- Solid center variant of the UK single

Single by the Supremes

from the album The Supremes Sing Holland–Dozier–Holland
- B-side: "There's No Stopping Us Now"
- Released: January 11, 1967 (U.S.)
- Recorded: Los Angeles, August 12, 1966; Hitsville U.S.A. (Studio A), September 22 and November 13, 1966
- Genre: Pop; R&B;
- Length: 2:45
- Label: Motown – M 1103
- Songwriter(s): Holland–Dozier–Holland
- Producer(s): Brian Holland; Lamont Dozier;

The Supremes singles chronology
| "You Keep Me Hangin' On" (1966) | "Love Is Here and Now You're Gone" (1967) | "The Happening" (1967) |

Licensed audio
- "Love Is Here and Now You're Gone" on YouTube

= Love Is Here and Now You're Gone =

"Love Is Here and Now You're Gone" is a 1967 song recorded by the Supremes for the Motown label.

Written and composed by Motown's main production team Holland–Dozier–Holland, it became the second consecutive number-one pop single from the Supremes' album The Supremes Sing Holland–Dozier–Holland and the group's ninth overall chart-topper in the United States on Billboard Hot 100, peaking March 1967.

==Background==

===History===
The song, which depicts a relationship in the beginning stages of breakup ("You persuaded me to love you/And I did/But instead of tenderness/I found heartache instead"), features several spoken sections from lead singer Diana Ross, who delivers her dialogue in a dramatic, emotive voice.

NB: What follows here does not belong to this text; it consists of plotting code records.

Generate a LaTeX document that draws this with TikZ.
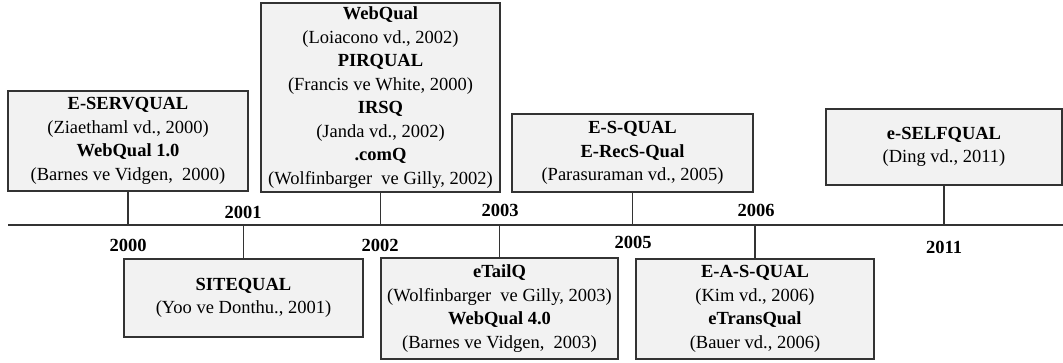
\documentclass[tikz,border=0pt]{standalone}
\usepackage{fontspec}
\setmainfont{Liberation Serif}
\definecolor{boxfill}{HTML}{F2F2F2}
\definecolor{boxline}{HTML}{333333}
\begin{document}
\begin{tikzpicture}[x=1pt,y=1pt,
    model/.style={draw=boxline,fill=boxfill,line width=1.4pt,align=center,inner sep=0pt,
      font=\fontsize{18.5}{23.5}\selectfont},
    year/.style={font=\fontsize{18.5}{20}\selectfont\bfseries},
    stem/.style={draw=boxline,line width=1.4pt}]
    \useasboundingbox (0,0) rectangle (1063,363);
    \coordinate (tl) at (8,138);
    \coordinate (tr) at (1063,138);
    \draw[stem] (tl) -- (tr);
    \node[model,minimum width=240,minimum height=100] (serv) at (128,222)
      {\textbf{E-SERVQUAL}\\(Ziaethaml vd., 2000)\\\textbf{WebQual 1.0}\\(Barnes ve Vidgen,\ \ 2000)};
    \node[model,minimum width=239,minimum height=78] (site) at (243.5,65)
      {\textbf{SITEQUAL}\\(Yoo ve Donthu., 2001)};
    \node[model,minimum width=239,minimum height=189] (webq) at (380.5,265.5)
      {\textbf{WebQual}\\(Loiacono vd., 2002)\\\textbf{PIRQUAL}\\(Francis ve White, 2000)\\\textbf{IRSQ}\\(Janda vd., 2002)\\\textbf{.comQ}\\(Wolfinbarger\ \ ve Gilly, 2002)};
    \node[model,minimum width=237,minimum height=101] (etail) at (499.5,54.5)
      {\textbf{eTailQ}\\(Wolfinbarger\ \ ve Gilly, 2003)\\\textbf{WebQual 4.0}\\(Barnes ve Vidgen,\ \ 2003)};
    \node[model,minimum width=241,minimum height=78] (esq) at (632.5,210)
      {\textbf{E-S-QUAL}\\\textbf{E-RecS-Qual}\\(Parasuraman vd., 2005)};
    \node[model,minimum width=238,minimum height=100] (easq) at (755,54)
      {\textbf{E-A-S-QUAL}\\(Kim vd., 2006)\\\textbf{eTransQual}\\(Bauer vd., 2006)};
    \node[model,minimum width=236,minimum height=76] (self) at (944,216)
      {\textbf{e-SELFQUAL}\\(Ding vd., 2011)};
    \draw[stem] (serv.south) -- (serv.south |- tl);
    \draw[stem] (site.north) -- (site.north |- tl);
    \draw[stem] (webq.south) -- (webq.south |- tl);
    \draw[stem] (etail.north) -- (etail.north |- tl);
    \draw[stem] (esq.south) -- (esq.south |- tl);
    \draw[stem] (easq.north) -- (easq.north |- tl);
    \draw[stem] (self.south) -- (self.south |- tl);
    \node[year] (y2000) at (128,118) {2000};
    \node[year] (y2001) at (243,151) {2001};
    \node[year] (y2002) at (380,118) {2002};
    \node[year] (y2003) at (500,153) {2003};
    \node[year] (y2005) at (633,121) {2005};
    \node[year] (y2006) at (756,153) {2006};
    \node[year] (y2011) at (944,116) {2011};
\end{tikzpicture}
\end{document}
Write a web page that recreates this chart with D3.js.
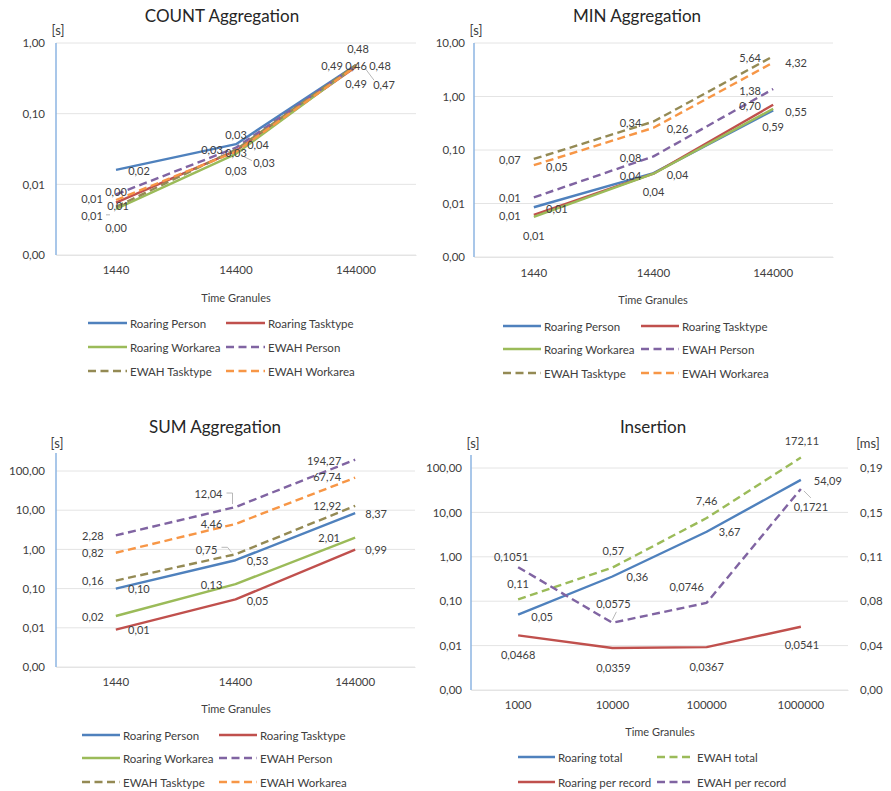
<!DOCTYPE html>
<html><head><meta charset="utf-8">
<script src="https://cdn.jsdelivr.net/npm/d3@7/dist/d3.min.js"></script>
<style>
body{margin:0;background:#fff}
text{font-family:Lato,"Open Sans",sans-serif}
</style>
</head><body>
<svg id="c" width="891" height="791"></svg>
<script>
// ---------------- DATA ----------------
const aggSeries = ["Roaring Person","Roaring Tasktype","Roaring Workarea","EWAH Person","EWAH Tasktype","EWAH Workarea"];
const aggCategories = ["1440","14400","144000"];
// values per series (rows follow aggSeries), in seconds
const countValues = [
  [0.016, 0.037, 0.49],
  [0.0055, 0.030, 0.46],
  [0.0045, 0.027, 0.48],
  [0.0072, 0.033, 0.48],
  [0.0048, 0.031, 0.49],
  [0.0060, 0.029, 0.47]
];
const minValues = [
  [0.0085, 0.037, 0.55],
  [0.0061, 0.036, 0.70],
  [0.0056, 0.036, 0.59],
  [0.013, 0.076, 1.38],
  [0.068, 0.34, 5.64],
  [0.052, 0.26, 4.32]
];
const sumValues = [
  [0.10, 0.53, 8.37],
  [0.009, 0.053, 0.99],
  [0.02, 0.13, 2.01],
  [2.28, 12.04, 194.27],
  [0.16, 0.75, 12.92],
  [0.82, 4.46, 67.74]
];
const insSeries = ["Roaring total","EWAH total","Roaring per record","EWAH per record"];
const insCategories = ["1000","10000","100000","1000000"];
const insRoaringTotal = [0.05, 0.36, 3.67, 54.09];       // [s]
const insEwahTotal = [0.11, 0.57, 7.46, 172.11];         // [s]
const insRoaringPerRecord = [0.0468, 0.0359, 0.0367, 0.0541]; // [ms]
const insEwahPerRecord = [0.1051, 0.0575, 0.0746, 0.1721];    // [ms]

const countTicks = [0.001, 0.01, 0.1, 1];
const minTicks = [0.001, 0.01, 0.1, 1, 10];
const sumTicks = [0.001, 0.01, 0.1, 1, 10, 100];
const insLeftTicks = [0.001, 0.01, 0.1, 1, 10, 100];
const insRightTicks = [0, 0.038, 0.076, 0.114, 0.152, 0.19];

// ---------------- STYLE / LAYOUT ----------------
const aggColors = ["#4F81BD","#C0504D","#9BBB59","#8064A2","#948A54","#F79646"];
const aggDashed = [false,false,false,true,true,true];
const insColors = ["#4F81BD","#9BBB59","#C0504D","#8064A2"];
const insDashed = [false,true,false,true];

// label offsets [dx,dy] relative to each point
const countLabelOff = [
  [[23,1],[22,0],[-24,1]],
  [[-24,13],[0,2],[0,-1]],
  [[0,19],[0,17],[24,0]],
  [[-24,4],[0,-13],[2,-17]],
  [[0,-15],[-24,0],[0,19]],
  [[2,5],[28,11],[28,18]]
];
const minLabelOff = [
  [[23,1],[-23,2],[23,1]],
  [[-24,1],[24,1],[-23,1]],
  [[0,19],[0,18],[0,18]],
  [[-24,0],[-23,1],[-23,1]],
  [[-24,1],[-23,1],[-23,1]],
  [[23,1],[24,1],[23,0]]
];
const sumLabelOff = [
  [[23,0],[22,0],[21,0]],
  [[23,0],[22,1],[21,0]],
  [[-23,1],[-24,0],[-26,0]],
  [[-23,0],[-27,-14],[-31,1]],
  [[-23,0],[-29,-5],[-28,0]],
  [[-23,0],[-24,0],[-28,-1]]
];
const insLabelOff = [
  [[24,2],[25,0],[23,0],[27,1]],
  [[0,-16],[1,-17],[0,-18],[1,-17]],
  [[0,19],[1,19],[0,19],[1,18]],
  [[-7,-11],[1,-19],[-20,-16],[10,18]]
];

const fmtComma = f => v => d3.format(f)(v).replace(".", ",");
const svg = d3.select("#c");

function drawChart(cfg) {
  const g = svg.append("g");
  const x = d3.scaleBand().domain(cfg.categories).range([cfg.left, cfg.right]);
  const cx = c => x(c) + x.bandwidth() / 2;
  const y = d3.scaleLog().domain([0.001, cfg.ticks[cfg.ticks.length - 1]]).range([cfg.bottom, cfg.gridTop]);
  let y2 = null;
  if (cfg.rightTicks) {
    y2 = d3.scaleLinear().domain([0, cfg.rightTicks[cfg.rightTicks.length - 1]]).range([cfg.bottom, cfg.gridTop]);
  }
  // gridlines
  g.append("g").selectAll("line").data(cfg.ticks).join("line")
    .attr("x1", cfg.left).attr("x2", cfg.right)
    .attr("y1", d => y(d)).attr("y2", d => y(d))
    .attr("stroke", "#E4E4E4").attr("stroke-width", 1);
  // vertical axis line
  g.append("line").attr("x1", cfg.left).attr("x2", cfg.left)
    .attr("y1", cfg.bottom).attr("y2", cfg.axisTop)
    .attr("stroke", "#8DB4E2").attr("stroke-width", 1.5);
  // y axis labels
  const ya = g.append("g").attr("transform", `translate(${cfg.left},0)`)
    .call(d3.axisLeft(y).tickValues(cfg.ticks).tickFormat(fmtComma(".2f")).tickSize(0).tickPadding(cfg.tickPad));
  ya.select(".domain").remove();
  ya.selectAll("text").attr("fill", "#404040").style("font-size", "11.5px").style("font-family", "Lato");
  if (y2) {
    const ya2 = g.append("g").attr("transform", `translate(${cfg.right},0)`)
      .call(d3.axisRight(y2).tickValues(cfg.rightTicks).tickFormat(fmtComma(".2f")).tickSize(0).tickPadding(12));
    ya2.select(".domain").remove();
    ya2.selectAll("text").attr("fill", "#404040").style("font-size", "11.5px").style("font-family", "Lato");
  }
  // x axis labels
  const xa = g.append("g").attr("transform", `translate(0,${cfg.bottom})`)
    .call(d3.axisBottom(x).tickSize(0).tickPadding(cfg.xPad));
  xa.select(".domain").attr("stroke", "#E4E4E4");
  xa.selectAll("text").attr("fill", "#404040").style("font-size", "11.5px").style("font-family", "Lato");
  // titles
  g.append("text").attr("x", cfg.titleX).attr("y", cfg.titleY).attr("text-anchor", "middle")
    .attr("dominant-baseline", "central").attr("fill", "#262626").style("font-size", "17px").text(cfg.title);
  g.append("text").attr("x", cfg.unitX).attr("y", cfg.unitY).attr("text-anchor", "middle")
    .attr("dominant-baseline", "central").attr("fill", "#404040").style("font-size", "13px").text("[s]");
  if (cfg.unit2X) {
    g.append("text").attr("x", cfg.unit2X).attr("y", cfg.unitY).attr("text-anchor", "middle")
      .attr("dominant-baseline", "central").attr("fill", "#404040").style("font-size", "13px").text("[ms]");
  }
  g.append("text").attr("x", cfg.xTitleX).attr("y", cfg.xTitleY).attr("text-anchor", "middle")
    .attr("dominant-baseline", "central").attr("fill", "#404040").style("font-size", "11px").text("Time Granules");
  // leader lines
  (cfg.leaders || []).forEach(L => {
    const px = cx(cfg.categories[L[1]]);
    const s = cfg.series[L[0]];
    const py = (s.right ? y2 : y)(s.values[L[1]]);
    const pts = L[2].map(p => [px + p[0], py + p[1]]);
    g.append("path").attr("d", d3.line()(pts)).attr("fill", "none")
      .attr("stroke", "#A6A6A6").attr("stroke-width", 0.8);
  });
  // series
  cfg.series.forEach((s, si) => {
    const sc = s.right ? y2 : y;
    const line = d3.line().x((d, i) => cx(cfg.categories[i])).y(d => sc(d));
    g.append("path").datum(s.values).attr("d", line).attr("fill", "none")
      .attr("stroke", s.color).attr("stroke-width", 2.4)
      .attr("stroke-dasharray", s.dashed ? "8,4.5" : null)
      .attr("stroke-linejoin", "round");
  });
  cfg.series.forEach((s, si) => {
    const sc = s.right ? y2 : y;
    g.append("g").selectAll("text").data(s.values).join("text")
      .attr("x", (d, i) => cx(cfg.categories[i]) + s.off[i][0])
      .attr("y", (d, i) => sc(d) + s.off[i][1])
      .attr("text-anchor", "middle").attr("dominant-baseline", "central")
      .attr("fill", "#404040").style("font-size", "11px")
      .text(d => fmtComma(s.fmt || ".2f")(d));
  });
  // legend
  cfg.legend.forEach(it => {
    const s = cfg.series[it.i];
    g.append("line").attr("x1", it.x).attr("x2", it.x + cfg.legLine).attr("y1", it.y).attr("y2", it.y)
      .attr("stroke", s.color).attr("stroke-width", 2.4)
      .attr("stroke-dasharray", s.dashed ? "8,4.5" : null);
    g.append("text").attr("x", it.x + cfg.legLine + 3).attr("y", it.y).attr("dominant-baseline", "central")
      .attr("fill", "#404040").style("font-size", "11.5px").text(s.name);
  });
}

function aggSeriesList(vals, offs) {
  return aggSeries.map((n, i) => ({ name: n, values: vals[i], color: aggColors[i], dashed: aggDashed[i], off: offs[i] }));
}
function aggLegend(c1, c2, rows) {
  const order = [[0,1],[2,3],[4,5]];
  const out = [];
  order.forEach((r, ri) => { out.push({ i: r[0], x: c1, y: rows[ri] }); out.push({ i: r[1], x: c2, y: rows[ri] }); });
  return out;
}

drawChart({
  title: "COUNT Aggregation", titleX: 222, titleY: 15, unitX: 58, unitY: 30,
  categories: aggCategories, ticks: countTicks,
  left: 56, right: 416, bottom: 255, gridTop: 43, axisTop: 43, tickPad: 11, xPad: 11,
  xTitleX: 236, xTitleY: 297,
  series: aggSeriesList(countValues, countLabelOff),
  legLine: 39, legend: aggLegend(88, 226, [323, 347, 371]),
  leaders: [[2,0,[[-10,6],[-6,6]]],[5,1,[[8,5],[16,9]]],[5,2,[[9,2],[18,14]]]]
});
drawChart({
  title: "MIN Aggregation", titleX: 637, titleY: 15, unitX: 476, unitY: 30,
  categories: aggCategories, ticks: minTicks,
  left: 474, right: 833, bottom: 257, gridTop: 43, axisTop: 43, tickPad: 9, xPad: 12,
  xTitleX: 653, xTitleY: 299,
  series: aggSeriesList(minValues, minLabelOff),
  legLine: 38, legend: aggLegend(503, 641, [326, 349, 373])
});
drawChart({
  title: "SUM Aggregation", titleX: 215, titleY: 426, unitX: 57, unitY: 443,
  categories: aggCategories, ticks: sumTicks,
  left: 56, right: 415, bottom: 667, gridTop: 471, axisTop: 453, tickPad: 11, xPad: 11,
  xTitleX: 236, xTitleY: 708,
  series: aggSeriesList(sumValues, sumLabelOff),
  legLine: 38, legend: aggLegend(82, 219, [735, 758, 782]),
  leaders: [[3,1,[[-9,-14],[-3,-14],[-3,-3]]],[4,1,[[-14,-7],[-8,-7],[-4,-2]]]]
});
drawChart({
  title: "Insertion", titleX: 653, titleY: 426, unitX: 473, unit2X: 868, unitY: 443,
  categories: insCategories, ticks: insLeftTicks, rightTicks: insRightTicks,
  left: 471, right: 848, bottom: 690, gridTop: 468, axisTop: 455, tickPad: 9, xPad: 11,
  xTitleX: 660, xTitleY: 731,
  series: [
    { name: insSeries[0], values: insRoaringTotal, color: insColors[0], dashed: insDashed[0], off: insLabelOff[0] },
    { name: insSeries[1], values: insEwahTotal, color: insColors[1], dashed: insDashed[1], off: insLabelOff[1] },
    { name: insSeries[2], values: insRoaringPerRecord, color: insColors[2], dashed: insDashed[2], off: insLabelOff[2], right: true, fmt: ".4f" },
    { name: insSeries[3], values: insEwahPerRecord, color: insColors[3], dashed: insDashed[3], off: insLabelOff[3], right: true, fmt: ".4f" }
  ],
  legLine: 37,
  legend: [{ i: 0, x: 518, y: 757 }, { i: 1, x: 657, y: 757 }, { i: 2, x: 518, y: 782 }, { i: 3, x: 657, y: 782 }],
  leaders: [[3,1,[[4,-11],[0,-3]]],[3,3,[[3,2],[10,9]]]]
});
</script>
</body></html>
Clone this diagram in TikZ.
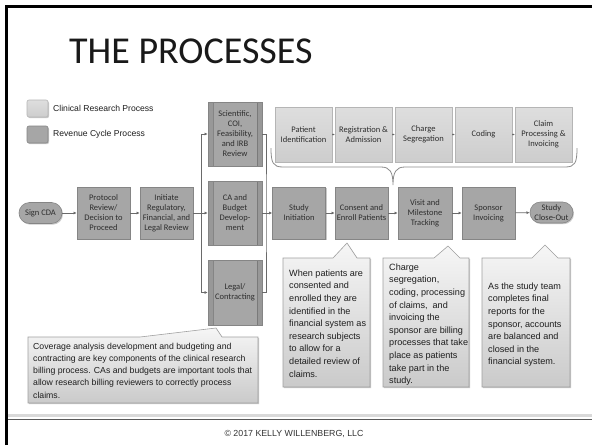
\documentclass[tikz,border=0pt]{standalone}
\usepackage{fontspec}
\setmainfont{Carlito}
\newfontfamily\arialf{Liberation Sans}
\usetikzlibrary{arrows.meta,shadows,calc}
\definecolor{boxdark}{HTML}{A6A6A6}
\definecolor{boxedge}{HTML}{858585}
\definecolor{boxlighttop}{HTML}{DEDEDE}
\definecolor{boxlightbot}{HTML}{CDCDCD}
\definecolor{lightedge}{HTML}{B5B5B5}
\definecolor{boxtext}{HTML}{2E2E2E}
\definecolor{linec}{HTML}{6A6A6A}
\definecolor{calltop}{HTML}{F6F6F6}
\definecolor{callbot}{HTML}{CACACA}
\definecolor{calledge}{HTML}{A0A0A0}
\definecolor{calltext}{HTML}{1E1E1E}
\newcommand{\bxfont}{\fontsize{8.5}{10}\selectfont}
\newcommand{\clfont}{\arialf\fontsize{9.1}{12.6}\selectfont}
\newcommand{\clfontb}{\arialf\fontsize{8.7}{12.2}\selectfont}
\newcommand{\lgfont}{\arialf\fontsize{8.6}{10}\selectfont}
\tikzset{
  shad/.style={drop shadow={shadow xshift=1pt,shadow yshift=-1.2pt,opacity=0.35,fill=black!60}},
  dbox/.style={draw=boxedge, line width=0.6pt, fill=boxdark, text=boxtext, minimum width=53pt,
    minimum height=52pt, align=center, inner sep=1pt, font=\bxfont, shad},
  lbox/.style={draw=lightedge, line width=0.6pt, top color=boxlighttop, bottom color=boxlightbot,
    text=boxtext, minimum width=57pt, minimum height=55pt, align=center, inner sep=1pt, font=\bxfont, shad},
  predef/.style={dbox, minimum width=54pt, minimum height=64pt,
    path picture={
      \draw[boxedge, line width=0.6pt] ([xshift=5pt]path picture bounding box.north west) -- ([xshift=5pt]path picture bounding box.south west);
      \draw[boxedge, line width=0.6pt] ([xshift=-5pt]path picture bounding box.north east) -- ([xshift=-5pt]path picture bounding box.south east);
      \fill[black, opacity=0.08] (path picture bounding box.north west) rectangle ([xshift=5pt]path picture bounding box.south west);
      \fill[black, opacity=0.08] ([xshift=-5pt]path picture bounding box.north east) rectangle (path picture bounding box.south east);
    }},
  pill/.style={dbox, rounded corners=10.5pt, minimum width=43pt, minimum height=21pt},
  arr/.style={draw=linec, line width=0.6pt, -{Latex[length=3.2pt,width=3pt]}},
  sarr/.style={draw=linec, line width=0.5pt, -{Latex[length=2pt,width=2pt]}},
  bus/.style={draw=linec, line width=0.6pt},
  callshape/.style={draw=calledge, line width=0.6pt, top color=calltop, bottom color=callbot, shad},
  ctext/.style={anchor=north west, align=left, inner sep=0pt, font=\clfont, text=calltext},
  legbox/.style={draw=lightedge, line width=0.6pt, rounded corners=2pt, minimum width=21pt, minimum height=17pt, inner sep=0pt, shad},
  legtext/.style={anchor=west, inner sep=0pt, font=\lgfont, text=calltext}
}
\begin{document}
\begin{tikzpicture}[x=1pt,y=-1pt]
\useasboundingbox (0,0) rectangle (592,445);
\fill[white] (0,0) rectangle (592,445);
% slide frame
\draw[black, line width=3pt] (6.5,445) -- (6.5,6.5) -- (592,6.5);
% footer
\draw[black!15, line width=3pt] (8,415.5) -- (592,415.5);
\draw[black!65, line width=1pt] (8,419.5) -- (592,419.5);
\node[font=\arialf\fontsize{8.8}{10}\selectfont, text=black!80, inner sep=0pt] (copy) at (294,434) {© 2017 KELLY WILLENBERG, LLC};

% title
\node[anchor=base west, inner sep=0pt, font=\fontsize{38}{40}\selectfont, text=black!90] (title) at (69,63) {THE PROCESSES};

% legend
\node[legbox, top color=boxlighttop, bottom color=boxlightbot] (legA) at (37.5,108.5) {};
\node[legbox, fill=boxdark, draw=boxedge] (legB) at (37.5,134.5) {};
\node[legtext] (legAt) at (53,108.5) {Clinical Research Process};
\node[legtext] (legBt) at (53,134.5) {Revenue Cycle Process};

% callout shapes
\path[callshape] (283,258) -- (333,258) -- (347,243) -- (357,258) -- (370,258) -- (370,387) -- (283,387) -- cycle;
\path[callshape] (383,258) -- (434,258) -- (448,246) -- (460,258) -- (469,258) -- (469,387) -- (383,387) -- cycle;
\path[callshape] (482,258) -- (532,258) -- (545,245) -- (558,258) -- (570,258) -- (570,387) -- (482,387) -- cycle;
\path[callshape] (28,337) -- (140,337) -- (216,328) -- (222,337) -- (258,337) -- (258,403) -- (28,403) -- cycle;

% brace
\draw[draw=black!45, line width=0.8pt] (271,148) .. controls (271,163) and (273,167) .. (283,167) -- (381,167)
  .. controls (390,167) and (393,172) .. (393,185) .. controls (393,172) and (396,167) .. (405,167)
  -- (565,167) .. controls (575,167) and (577,163) .. (577,148);

% main flow
\node[pill] (sign) at (40.5,213) {Sign CDA};
\node[dbox] (prot) at (103.5,213) {Protocol\\Review/\\Decision to\\Proceed};
\node[dbox] (init) at (166.5,213) {Initiate\\Regulatory,\\Financial, and\\Legal Review};
\node[predef] (sci) at (235,134) {Scientific,\\COI,\\Feasibility,\\and IRB\\Review};
\node[predef] (ca) at (235,213) {CA and\\Budget\\Develop-\\ment};
\node[predef, minimum height=65pt] (legal) at (235,292.5) {Legal/\\Contracting};
\node[dbox] (study) at (299,213) {Study\\Initiation};
\node[dbox] (consent) at (361.5,213) {Consent and\\Enroll Patients};
\node[dbox, minimum width=54pt] (visit) at (425,213) {Visit and\\Milestone\\Tracking};
\node[dbox] (sponsor) at (488.5,213) {Sponsor\\Invoicing};
\node[pill] (close) at (551.5,212.5) {Study\\Close-Out};

% top row
\node[lbox] (pid) at (303.5,134.5) {Patient\\Identification};
\node[lbox] (reg) at (363.5,134.5) {Registration \&\\Admission};
\node[lbox] (chg) at (423.5,134.5) {Charge\\Segregation};
\node[lbox] (cod) at (483.5,134.5) {Coding};
\node[lbox] (claim) at (543.5,134.5) {Claim\\Processing \&\\Invoicing};

% connectors
\coordinate (busL) at (201,213);
\coordinate (busR) at (266,213);
\draw[arr] (sign) -- (prot);
\draw[arr] (prot) -- (init);
\draw[arr] (init) -- (ca);
\draw[arr] (busL) |- (sci.west);
\draw[arr] (busL) |- (legal.west);
\draw[bus] (sci.east) -| (busR) |- (legal.east);
\draw[arr] (ca) -- (study);
\draw[arr] (study) -- (consent);
\draw[arr] (consent) -- (visit);
\draw[arr] (visit) -- (sponsor);
\draw[arr] (sponsor) -- (close);
\draw[sarr] (pid) -- (reg);
\draw[sarr] (reg) -- (chg);
\draw[sarr] (chg) -- (cod);
\draw[sarr] (cod) -- (claim);

% callout texts
\node[ctext] (c1) at (289,269.5) {When patients are\\consented and\\enrolled they are\\identified in the\\financial system as\\research subjects\\to allow for a\\detailed review of\\claims.};
\node[ctext] (c2) at (389,263.5) {Charge\\segregation,\\coding, processing\\of claims,\ \ and\\invoicing the\\sponsor are billing\\processes that take\\place as patients\\take part in the\\study.};
\node[ctext] (c3) at (488,282.5) {As the study team\\completes final\\reports for the\\sponsor, accounts\\are balanced and\\closed in the\\financial system.};
\node[ctext, font=\clfontb] (c4) at (33,342.8) {Coverage analysis development and budgeting and\\contracting are key components of the clinical research\\billing process. CAs and budgets are important tools that\\allow research billing reviewers to correctly process\\claims.};
\end{tikzpicture}
\end{document}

Matching the song's drama influences is an instrumental track, featuring a prominent harpsichord and strings, which recalls both a Hollywood film score and The Left Banke's recently popularized "Baroque rock."

Primarily recorded in Los Angeles, California, thousands of miles away from Motown's regular Hitsville U.S.A. recording studio, "Love Is Here and Now You're Gone" was the #1 song on the U.S. Billboard Hot 100 for one week, from March 5 to March 11, 1967, becoming the group's ninth number-one single. The single was also the group's sixth number one on the R&B charts. The girl group performed the hit record on NBC's The Andy Williams Show on Sunday, January 22, 1967, going to number one seven weeks later. Lyricist Eddie Holland names "Love is Here" as his favorite Supremes song.

Cash Box said the single is a "bright, rhythmic, pulsating Motown-sound excursion" in which the Supremes are "at the top of their form."

===Personnel===
- Lead vocals by Diana Ross
- Backing vocals by Florence Ballard and Mary Wilson
- Instrumentation and additional background vocals by Los Angeles area studio musicians
- Written by Brian Holland, Lamont Dozier, and Eddie Holland
- Produced by Brian Holland and Lamont Dozier
- Arranged by Gene Page

==Chart history==

===Weekly charts===

| Chart (1967) | Peak position |
|---|---|
| Australia (Go-Set) | 40 |
| Australia (Kent Music Report) | 45 |
| Belgium (Ultratop 50 Wallonia) | 48 |
| Canada Top Singles (RPM) | 1 |
| UK Singles (OCC) | 17 |
| Netherlands (Dutch Top 40) | 35 |
| UK R&B (Record Mirror) | 1 |
| US Billboard Hot 100 | 1 |
| US Hot R&B/Hip-Hop Songs (Billboard) | 1 |
| US Cashbox Top 100 | 1 |
| US Cashbox R&B | 2 |
| US Record World 100 Top Pops | 1 |
| US Record World Top 50 R&B | 3 |

===Year-end charts===

| Chart (1967) | Rank |
|---|---|
| Canada Top Singles (RPM) | 40 |
| US Billboard Hot 100 | 26 |
| US Hot R&B/Hip-Hop Songs (Billboard) | 17 |
| US Cashbox Top 100 | 40 |
| US Cashbox R&B | 38 |

==Certifications==

| Region | Certification | Certified units/sales |
|---|---|---|
| United States | — | 1,000,000 |

==Cover versions==
Michael Jackson later covered "Love Is Here and Now You're Gone" for his solo debut album, Got to Be There. On the 45 versions, it was the B-side of his number two smash, "Rockin' Robin". It also featured on the "Jackson and the Beanstalk" episode of the Jackson 5ive cartoon series in 1972.

Tami Lynn covered this song on her debut album, Love Is Here and Now You're Gone in 1972.

Phil Collins included this song on his 2010 album of soul covers, Going Back.